Students from Sunset View Elementary School in Point Loma were basking in achievement Thursday, April 19.
The youngsters marched around their playground shouting, “Si, se puede!,” (“Yes, we can!”), as they held up posters and signs commemorating the work of the late Mexican farm workers union organizer Cesar E. Chavez.
The schoolwide event was slated to celebrate Sunset View’s first-place achievement in the recent Angel’s Depot food drive, after students collected the most food items among 20 schools in the San Diego and Vista Unified school districts.
The drive was part of the school’s Cesar E. Chavez Service Learning Club project for the year, according to Monica Valencia, Sunset View Elementary Spanish teacher.
The school collected 2,250 boxes of macaroni and cheese, crackers, oatmeal and raisins for the Angel’s Depot drive during the week of March 22.
The drive netted a week’s worth of nonperishable breakfast, lunch and dinner items for elderly citizens across San Diego County, said Mimi Askew, community resource coordinator.
Askew presented the Caring Hearts and Helping Hands Award trophy to Sunset View students in honor of their accomplishment.
The students out-collected their closest competitors, who gathered 1,695 items and 822 items, respectively, Askew said.
Ironically, Sunset View is the smallest of the participating schools, Askew said.
“I didn’t quite know what to expect today, but I wanted to tell you guys that I’m very impressed with what you’ve done,” Askew told the students.
During the award ceremony, students sat quietly, though impatiently at times, as their Cesar E. Chavez Service Learning Club representatives stood in front of the student body and spoke of the different service club activities conducted throughout the school year.
They also talked about the application of the values instilled in them as part of the Learning Club.
The service club officers offered examples from Chavez’ life, as well as their own lives, to illustrate values like sacrifice, respect for life, innovation, imagination, service to others and the goal of helping the most needy.
Throughout the year, club members officers participate in activities that promote leadership and community building, Valencia said.
In addition to the Angel’s Depot food drive, students have a campus vegetable garden that they tend, said parent volunteer Sandy Baranski.
The students plant an array of vegetables, including beets, Brussells sprouts and carrots. They also learn integrated pesticide control, which uses the naturally occurring properties of the garden vegetables ” in combination with other plant flowers ” to keep pests under control, Baranski said.
The project culminates in a farmer’s market, where students sell their harvest in front of the school on the Friday following the harvest, she said.

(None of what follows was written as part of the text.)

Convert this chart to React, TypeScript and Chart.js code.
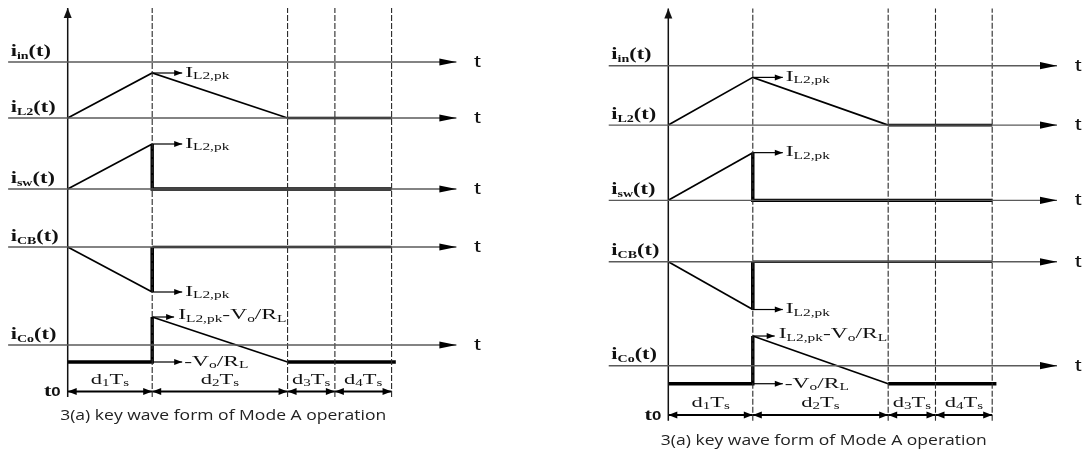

The money from the garden goes back into the service club to help fund future projects, Valencia said.
The garden serves as a reminder of Chavez’ efforts to organize migrant farm workers during the late 1960s, said Carlos LeGerrete, state coordinator for the Cesar E. Chavez Club.
He reminded students of how their efforts connect to the farm workers’ strike for better working conditions in 1966, he said.
“During that strike, the first food that the strikers received came from exactly what you did here. It came from donated food,” he said.
The ceremony ended in song as students held hands and sang “De Colores,” a religious Mexican folksong about springtime.
There are about 12 elementary and middle schools in San Diego County and Imperial Valley schools participating in the service club program, LeGerrette said. The service clubs are hosted and promoted by the teachers of the World Languages Program at Sunset View Elementary, Valencia said. For a half-hour each day and one hour every other Thursday, students visit world language teachers Ruth Haller, Monica Valencia and Darlene Strong. The women teach students to speak and read in Spanish, Haller said. Currently, Spanish is the only language in the program.
Valencia serves a moderator for the Learning Club, in which members vote on officers, set agendas and organize service projects, she said. This year’s Angel’s Depot food-drive project helped bring more than 9,000 nonperishable food items from the 20 participating schools in the San Diego and Vista school districts, Askew said.
The food helps feed elderly citizens who live at or below the poverty line, said Susan Hall, founder of The Angel’s Depot.